1636: The Devil's Opera
- Author: Eric Flint and David Carrico
- Cover artist: Tom Kidd
- Language: English
- Series: 1632 series
- Genre: Alternate history, science fiction
- Publisher: Baen Books
- Publication date: October 1, 2013
- Publication place: United States
- Media type: Print (hardback & paperback)
- Pages: 528 (hardback)
- ISBN: 978-1-4516-3928-5 (hardback)
- OCLC: 830352082

= 1636: The Devil's Opera =

2013 novel by David Carrico and Eric Flint

1636: The Devil's Opera is a stand-alone novel in the alternative history 1632 series with minor character overlaps. Published on October 1, 2013, the book was written by David Carrico and Eric Flint. It is a semi-detective novel set in a growing industrial city. It is a continuation of two series of stories that David Carrico had originally published in the electronic versions of the Grantville Gazette, which were serialized over several issues and later compiled into the compilation 1635: Music and Murder, one series involving criminal investigation and crime fighting, and the other involving music and social revolution.

==Plot==
The novel starts with the discovery of a body floating in a river by a new character, but things are not as simple as they first appear to be since more unsolved crimes begin to occur. Later, detectives Byron Chieske and Gotthilf Hoch of the recently formed Magdeburg Police, formerly the city watch, are called in to investigate.
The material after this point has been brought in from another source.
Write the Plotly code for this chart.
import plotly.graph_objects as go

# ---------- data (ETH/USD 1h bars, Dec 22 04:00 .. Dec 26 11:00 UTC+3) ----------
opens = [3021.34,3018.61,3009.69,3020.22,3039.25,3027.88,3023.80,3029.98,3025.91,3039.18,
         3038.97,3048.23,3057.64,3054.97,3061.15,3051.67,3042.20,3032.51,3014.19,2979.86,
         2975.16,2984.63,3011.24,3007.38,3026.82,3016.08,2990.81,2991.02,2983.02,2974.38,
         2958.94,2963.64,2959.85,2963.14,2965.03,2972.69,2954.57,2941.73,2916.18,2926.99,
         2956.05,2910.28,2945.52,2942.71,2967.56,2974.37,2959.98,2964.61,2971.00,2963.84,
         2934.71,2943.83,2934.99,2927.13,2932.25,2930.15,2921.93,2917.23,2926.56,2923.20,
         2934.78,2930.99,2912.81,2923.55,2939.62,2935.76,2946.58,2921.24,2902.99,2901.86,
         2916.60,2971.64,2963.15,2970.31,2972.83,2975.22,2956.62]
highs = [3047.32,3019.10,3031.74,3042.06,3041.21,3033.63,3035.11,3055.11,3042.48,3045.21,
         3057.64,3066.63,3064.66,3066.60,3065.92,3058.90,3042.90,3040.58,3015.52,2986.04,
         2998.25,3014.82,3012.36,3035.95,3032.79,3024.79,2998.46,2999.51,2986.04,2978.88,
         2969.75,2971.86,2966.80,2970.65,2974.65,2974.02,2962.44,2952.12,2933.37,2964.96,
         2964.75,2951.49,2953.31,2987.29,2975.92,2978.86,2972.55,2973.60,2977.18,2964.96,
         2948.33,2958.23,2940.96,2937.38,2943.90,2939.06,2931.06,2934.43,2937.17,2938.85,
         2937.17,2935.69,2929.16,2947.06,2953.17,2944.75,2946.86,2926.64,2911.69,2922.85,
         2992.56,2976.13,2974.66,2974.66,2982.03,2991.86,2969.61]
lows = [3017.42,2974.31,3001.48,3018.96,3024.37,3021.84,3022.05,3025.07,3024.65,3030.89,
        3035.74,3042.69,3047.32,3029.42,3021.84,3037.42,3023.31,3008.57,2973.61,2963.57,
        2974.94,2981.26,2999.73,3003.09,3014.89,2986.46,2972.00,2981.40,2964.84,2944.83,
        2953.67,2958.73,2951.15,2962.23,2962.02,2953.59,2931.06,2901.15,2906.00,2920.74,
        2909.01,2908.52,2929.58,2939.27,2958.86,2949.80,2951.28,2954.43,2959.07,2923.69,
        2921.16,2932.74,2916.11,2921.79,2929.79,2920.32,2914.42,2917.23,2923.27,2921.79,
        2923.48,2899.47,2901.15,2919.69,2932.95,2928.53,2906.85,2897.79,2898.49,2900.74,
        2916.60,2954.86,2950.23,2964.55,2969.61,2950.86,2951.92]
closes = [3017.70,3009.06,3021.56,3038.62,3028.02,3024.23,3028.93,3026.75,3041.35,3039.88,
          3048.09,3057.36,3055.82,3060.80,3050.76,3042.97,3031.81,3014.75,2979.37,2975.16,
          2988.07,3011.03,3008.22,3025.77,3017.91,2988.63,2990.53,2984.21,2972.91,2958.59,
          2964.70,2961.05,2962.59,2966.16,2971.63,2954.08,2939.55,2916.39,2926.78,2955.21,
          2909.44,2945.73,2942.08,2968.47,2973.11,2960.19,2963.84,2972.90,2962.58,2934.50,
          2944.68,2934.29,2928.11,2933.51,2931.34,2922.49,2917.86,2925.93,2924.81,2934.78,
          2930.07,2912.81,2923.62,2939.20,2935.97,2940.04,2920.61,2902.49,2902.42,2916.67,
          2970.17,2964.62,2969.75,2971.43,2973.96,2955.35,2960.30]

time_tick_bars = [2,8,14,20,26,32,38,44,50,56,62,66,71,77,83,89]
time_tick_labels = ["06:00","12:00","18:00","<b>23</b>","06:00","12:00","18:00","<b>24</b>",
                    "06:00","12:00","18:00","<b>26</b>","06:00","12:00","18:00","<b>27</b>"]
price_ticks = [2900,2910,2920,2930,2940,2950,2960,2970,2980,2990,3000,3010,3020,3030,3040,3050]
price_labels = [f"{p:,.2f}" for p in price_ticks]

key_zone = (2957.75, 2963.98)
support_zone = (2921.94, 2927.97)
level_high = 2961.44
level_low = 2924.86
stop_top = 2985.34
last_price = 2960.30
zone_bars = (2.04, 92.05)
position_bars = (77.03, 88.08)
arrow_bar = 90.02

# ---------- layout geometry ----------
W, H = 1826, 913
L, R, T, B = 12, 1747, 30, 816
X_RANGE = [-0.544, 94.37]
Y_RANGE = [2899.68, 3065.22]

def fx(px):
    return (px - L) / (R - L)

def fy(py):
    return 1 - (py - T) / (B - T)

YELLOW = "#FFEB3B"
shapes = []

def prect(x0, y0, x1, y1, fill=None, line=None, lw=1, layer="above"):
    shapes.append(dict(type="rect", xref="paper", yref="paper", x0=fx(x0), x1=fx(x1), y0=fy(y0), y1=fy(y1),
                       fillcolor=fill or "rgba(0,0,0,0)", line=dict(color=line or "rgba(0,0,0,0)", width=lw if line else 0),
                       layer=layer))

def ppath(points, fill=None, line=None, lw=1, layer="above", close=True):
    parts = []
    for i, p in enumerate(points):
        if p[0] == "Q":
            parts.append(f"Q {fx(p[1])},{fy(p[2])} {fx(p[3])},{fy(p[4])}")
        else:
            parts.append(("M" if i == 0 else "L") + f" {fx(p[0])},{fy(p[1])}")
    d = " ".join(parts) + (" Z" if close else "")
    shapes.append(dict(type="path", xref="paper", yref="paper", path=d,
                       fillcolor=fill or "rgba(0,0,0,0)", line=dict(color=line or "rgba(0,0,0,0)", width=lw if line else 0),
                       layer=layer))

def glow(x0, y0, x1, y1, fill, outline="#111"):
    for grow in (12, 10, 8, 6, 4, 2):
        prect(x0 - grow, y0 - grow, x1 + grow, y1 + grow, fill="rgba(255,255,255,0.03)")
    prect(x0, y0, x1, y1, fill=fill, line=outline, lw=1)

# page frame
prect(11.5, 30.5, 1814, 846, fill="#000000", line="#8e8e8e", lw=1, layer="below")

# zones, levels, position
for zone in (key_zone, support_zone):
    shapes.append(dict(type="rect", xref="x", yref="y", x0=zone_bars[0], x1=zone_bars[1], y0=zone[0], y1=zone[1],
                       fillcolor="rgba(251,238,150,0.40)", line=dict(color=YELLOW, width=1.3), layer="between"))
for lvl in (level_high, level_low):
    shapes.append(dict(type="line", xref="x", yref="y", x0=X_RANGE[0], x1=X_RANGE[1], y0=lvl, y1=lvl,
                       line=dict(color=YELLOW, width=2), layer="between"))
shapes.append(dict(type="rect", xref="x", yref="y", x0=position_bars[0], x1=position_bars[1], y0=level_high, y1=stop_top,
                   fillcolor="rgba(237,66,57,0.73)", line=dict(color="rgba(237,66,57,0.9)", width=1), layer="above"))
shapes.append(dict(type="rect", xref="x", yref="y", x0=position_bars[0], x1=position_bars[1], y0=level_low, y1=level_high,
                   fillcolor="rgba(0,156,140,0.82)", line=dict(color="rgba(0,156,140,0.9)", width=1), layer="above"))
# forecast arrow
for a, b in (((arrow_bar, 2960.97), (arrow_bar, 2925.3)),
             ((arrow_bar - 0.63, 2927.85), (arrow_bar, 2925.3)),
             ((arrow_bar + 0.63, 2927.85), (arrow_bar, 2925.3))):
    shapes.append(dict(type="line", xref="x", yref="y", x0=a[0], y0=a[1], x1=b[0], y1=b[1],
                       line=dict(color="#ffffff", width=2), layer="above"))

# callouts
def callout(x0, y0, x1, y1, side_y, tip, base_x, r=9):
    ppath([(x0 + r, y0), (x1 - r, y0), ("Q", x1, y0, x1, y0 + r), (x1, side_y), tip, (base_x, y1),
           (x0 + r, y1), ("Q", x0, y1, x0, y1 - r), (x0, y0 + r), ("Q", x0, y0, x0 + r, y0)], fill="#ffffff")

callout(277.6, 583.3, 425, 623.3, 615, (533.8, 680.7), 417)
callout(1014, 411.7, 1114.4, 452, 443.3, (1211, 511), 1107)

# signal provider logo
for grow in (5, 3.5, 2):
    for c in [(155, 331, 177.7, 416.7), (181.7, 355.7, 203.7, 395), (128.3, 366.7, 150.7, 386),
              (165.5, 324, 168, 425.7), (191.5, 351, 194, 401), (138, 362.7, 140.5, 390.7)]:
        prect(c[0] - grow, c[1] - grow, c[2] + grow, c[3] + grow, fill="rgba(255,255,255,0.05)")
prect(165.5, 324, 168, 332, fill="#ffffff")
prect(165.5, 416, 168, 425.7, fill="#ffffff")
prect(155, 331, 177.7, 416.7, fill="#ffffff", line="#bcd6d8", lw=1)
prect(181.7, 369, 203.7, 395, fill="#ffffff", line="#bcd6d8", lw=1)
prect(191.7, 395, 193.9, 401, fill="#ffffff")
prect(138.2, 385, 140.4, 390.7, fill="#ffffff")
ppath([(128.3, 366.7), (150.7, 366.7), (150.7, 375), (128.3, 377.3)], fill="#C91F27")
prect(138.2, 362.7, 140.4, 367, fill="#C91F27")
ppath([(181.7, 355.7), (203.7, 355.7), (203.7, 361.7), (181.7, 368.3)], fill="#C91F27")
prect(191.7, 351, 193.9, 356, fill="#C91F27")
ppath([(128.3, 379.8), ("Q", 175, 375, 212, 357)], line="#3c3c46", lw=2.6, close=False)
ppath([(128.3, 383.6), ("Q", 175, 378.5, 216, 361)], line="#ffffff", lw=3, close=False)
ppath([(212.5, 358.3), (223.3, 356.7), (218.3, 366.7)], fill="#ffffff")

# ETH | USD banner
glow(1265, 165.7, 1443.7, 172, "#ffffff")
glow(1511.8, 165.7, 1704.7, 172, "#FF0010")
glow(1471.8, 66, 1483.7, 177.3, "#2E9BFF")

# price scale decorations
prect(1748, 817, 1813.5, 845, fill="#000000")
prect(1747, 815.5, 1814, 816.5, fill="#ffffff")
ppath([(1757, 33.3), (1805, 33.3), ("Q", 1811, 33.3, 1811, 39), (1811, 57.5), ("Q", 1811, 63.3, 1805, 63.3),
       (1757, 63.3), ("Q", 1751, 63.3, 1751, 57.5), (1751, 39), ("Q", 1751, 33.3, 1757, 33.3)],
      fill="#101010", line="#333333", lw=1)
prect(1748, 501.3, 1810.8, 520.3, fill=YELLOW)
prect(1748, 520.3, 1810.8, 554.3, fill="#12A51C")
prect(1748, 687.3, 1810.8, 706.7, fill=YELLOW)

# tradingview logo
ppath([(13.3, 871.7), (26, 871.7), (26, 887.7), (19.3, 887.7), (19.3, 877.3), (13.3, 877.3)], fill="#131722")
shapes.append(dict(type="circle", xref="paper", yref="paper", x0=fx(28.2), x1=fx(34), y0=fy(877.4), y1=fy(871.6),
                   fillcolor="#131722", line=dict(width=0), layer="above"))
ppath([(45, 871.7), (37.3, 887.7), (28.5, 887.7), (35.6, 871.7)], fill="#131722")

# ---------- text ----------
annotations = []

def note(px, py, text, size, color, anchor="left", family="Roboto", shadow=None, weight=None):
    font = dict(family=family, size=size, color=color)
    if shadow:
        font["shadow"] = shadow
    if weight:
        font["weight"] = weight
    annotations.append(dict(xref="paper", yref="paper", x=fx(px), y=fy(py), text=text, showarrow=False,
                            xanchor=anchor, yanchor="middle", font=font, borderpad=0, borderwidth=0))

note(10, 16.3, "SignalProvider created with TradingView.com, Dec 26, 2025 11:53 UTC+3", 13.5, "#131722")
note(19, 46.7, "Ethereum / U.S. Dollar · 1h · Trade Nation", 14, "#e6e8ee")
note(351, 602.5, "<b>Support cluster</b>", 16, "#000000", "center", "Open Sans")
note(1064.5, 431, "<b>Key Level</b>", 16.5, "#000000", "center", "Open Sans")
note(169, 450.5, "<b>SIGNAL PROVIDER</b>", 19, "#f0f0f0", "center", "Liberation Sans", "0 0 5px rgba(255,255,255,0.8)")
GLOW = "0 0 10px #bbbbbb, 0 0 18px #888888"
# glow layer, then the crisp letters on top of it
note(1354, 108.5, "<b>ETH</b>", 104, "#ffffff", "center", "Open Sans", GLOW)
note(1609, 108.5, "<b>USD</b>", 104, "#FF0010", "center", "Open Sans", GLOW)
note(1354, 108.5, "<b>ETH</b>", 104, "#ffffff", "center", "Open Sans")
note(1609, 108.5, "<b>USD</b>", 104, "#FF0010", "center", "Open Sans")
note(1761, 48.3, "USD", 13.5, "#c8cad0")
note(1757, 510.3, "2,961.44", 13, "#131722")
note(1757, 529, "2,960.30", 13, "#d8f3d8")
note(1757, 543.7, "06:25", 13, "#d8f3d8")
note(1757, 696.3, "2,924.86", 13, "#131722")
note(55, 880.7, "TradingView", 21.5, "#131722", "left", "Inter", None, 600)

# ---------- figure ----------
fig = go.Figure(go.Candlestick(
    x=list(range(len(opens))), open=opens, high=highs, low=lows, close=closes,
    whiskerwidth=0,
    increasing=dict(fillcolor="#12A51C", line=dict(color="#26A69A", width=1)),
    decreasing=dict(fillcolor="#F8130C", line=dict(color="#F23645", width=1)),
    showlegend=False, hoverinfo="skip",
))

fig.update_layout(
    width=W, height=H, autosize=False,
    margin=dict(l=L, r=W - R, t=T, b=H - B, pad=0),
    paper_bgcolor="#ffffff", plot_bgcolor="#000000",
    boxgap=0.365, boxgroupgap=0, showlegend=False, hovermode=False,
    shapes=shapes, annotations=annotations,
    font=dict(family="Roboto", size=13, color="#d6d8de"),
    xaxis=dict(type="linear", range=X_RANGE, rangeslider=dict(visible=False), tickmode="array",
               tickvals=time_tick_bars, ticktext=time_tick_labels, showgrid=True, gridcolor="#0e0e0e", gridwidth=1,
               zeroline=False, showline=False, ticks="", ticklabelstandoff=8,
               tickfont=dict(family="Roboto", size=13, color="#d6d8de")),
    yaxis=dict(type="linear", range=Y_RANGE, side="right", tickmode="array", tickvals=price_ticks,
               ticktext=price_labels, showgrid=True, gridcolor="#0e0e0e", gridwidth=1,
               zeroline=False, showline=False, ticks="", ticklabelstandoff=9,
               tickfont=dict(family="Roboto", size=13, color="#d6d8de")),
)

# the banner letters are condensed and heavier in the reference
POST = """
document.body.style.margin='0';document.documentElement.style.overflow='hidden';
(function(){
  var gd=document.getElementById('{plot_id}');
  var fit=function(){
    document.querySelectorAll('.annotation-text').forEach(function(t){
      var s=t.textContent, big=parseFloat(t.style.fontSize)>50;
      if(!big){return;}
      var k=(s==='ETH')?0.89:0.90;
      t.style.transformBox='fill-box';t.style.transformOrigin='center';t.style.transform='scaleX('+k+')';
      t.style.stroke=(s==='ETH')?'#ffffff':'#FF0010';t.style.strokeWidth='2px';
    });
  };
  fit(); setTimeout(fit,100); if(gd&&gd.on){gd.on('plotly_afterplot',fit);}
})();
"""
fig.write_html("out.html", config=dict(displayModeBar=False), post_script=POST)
These two characters were first introduced in the story "None So Blind", published in the tenth issue of the Grantville Gazette. Some of the criminals involved in this novel were also developed in these serials.

The other main storyline involves musician Marla Linder and her husband Franz Sylwester and how they used music to motivate the common people to resist the conservative forces that were trying to take over and return the world to medieval way of doing things after the emperor was incapacitated during battle. These two characters were first introduced in the story "The Sound of Music" that was published in the third issue of the Grantville Gazette.

==Literary significance and reception==
The reviewer for Booklist wrote that the book is "Another engaging alternate history from a master of the genre." However, he does warn readers that "familiarity with previous stories is, if not essential, at least strongly recommended." The reviewer for SFRevu wrote "This is a later book in a well-established world and is not the best entry point." Mark Lardas of the Galveston Daily News called it "an old-style police-procedural mystery, set in 17th century Germany." Two separate reviews were published in the Midwest Book Review. One called the book "a powerful and fast-paced story" while the other called it "an engaging for the most part low key tale". The Fistful of Wits reviewer admired "the pacing and denouement" of the novel.

1636: The Devil's Opera barely missed being listed on the Locus Hardcovers Bestsellers List in 2014, but did well enough to be labeled as a runner-up.